Album Review: Peter Murphy, Ninth
Ex-Bauhaus vocalist and solo star Peter Murphy rolls back the years on his latest album, Ninth, and delivers arguably the hardest-rocking set of his career.
Murphy amps up the goth-glam hybrid that has fueled his best work here, as if he’s no longer concerned about any past musical baggage and is now free to just do “Peter Murphy” better than anyone else. This is apparent from the disc’s opening track, “Velocity Bird,” with its crunchy guitars and glam-rock insouciance, Murphy emoting the lines, “I’m a velocity bird / faster than all speeding cars,” with an Iggy Pop-ish swagger.
“Seesaw Sway” keeps the momentum going nicely with some strong vocals (Murphy is surely one of the last great singers in rock and roll, with his hero David Bowie now on the sidelines) and a retro-'80s feel, versatile guitarist Mark Gemini Thwaite, Murphy’s secret weapon throughout Ninth, providing some early U2-ish chiming riffs.
The moody goth-pop that Murphy worked to such great effect on previous solo high points like 1995's Deep is revisited nicely here on “I Spit Roses,” with its vocal gymnastics on the chorus, and “Never Fall Out,” a slow ballad given punch by the passion of Murphy’s singing.
It’s the rockers here, however, that really hit the mark. “The Prince and Old Lady Shade” is a glam-stomper that has been a highlight of recent Murphy shows, with its Bowie-esque lyrical conceits and chunky guitar riffing that Bowie’s late Spiders From Mars axeman Mick Ronson would surely have approved of. The doomy “Uneven and Brittle” is even harder and heavier, Murphy rocking out as he declaims, “It’s myself I deceive / I got all that I asked for.”

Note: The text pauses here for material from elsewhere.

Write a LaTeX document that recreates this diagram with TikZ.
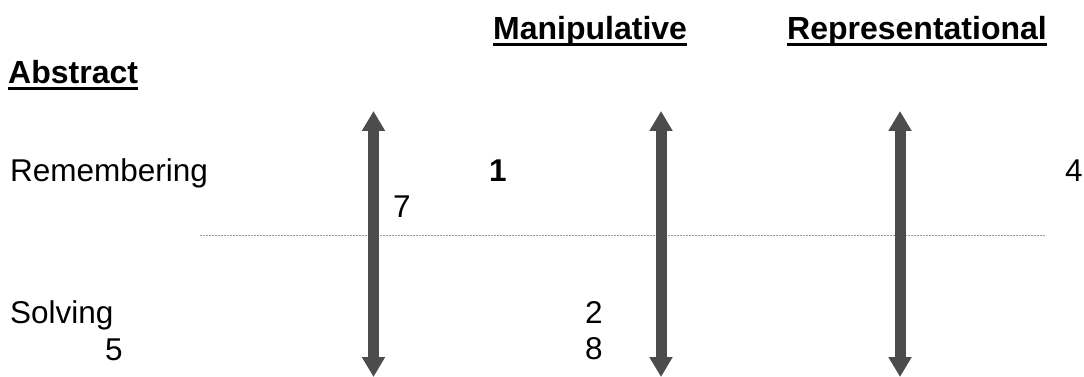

Those looking for a frisson of Bauhaus-styled dramatics on Ninth won’t be disappointed, as “Secret Silk Society” conjures up the requisite feel of gothic decadence and dread, with some hints of the band’s classic track “Bela Lugosi’s Dead” tucked into its smoldering sounds. Here, Murphy conjures a very Bauhaus-like lyrical scenario (“Under the doppled glade / arched embracers, trees and more”) that would have been at home on the band’s Burning From The Inside album. “Crème De La Crème,” a piano ballad, closes the album with another strong, dramatic vocal and some dystopian imagery: “Our concrete minds have turned to dust / angelic police have killed our lust,” Murphy mourns.
Overall, Peter Murphy is still delivering the goods when most of his contemporaries have fallen by the wayside. Ninth, aside from its prosaic title, showcases more wit, talent, skill and imagination than seen in any dozen boring college-rock bands you could name rolled into one.
Yes, in a world of self-effacing, self-conscious musical dullards, Peter Murphy is still a rock star — and that is a very good thing indeed.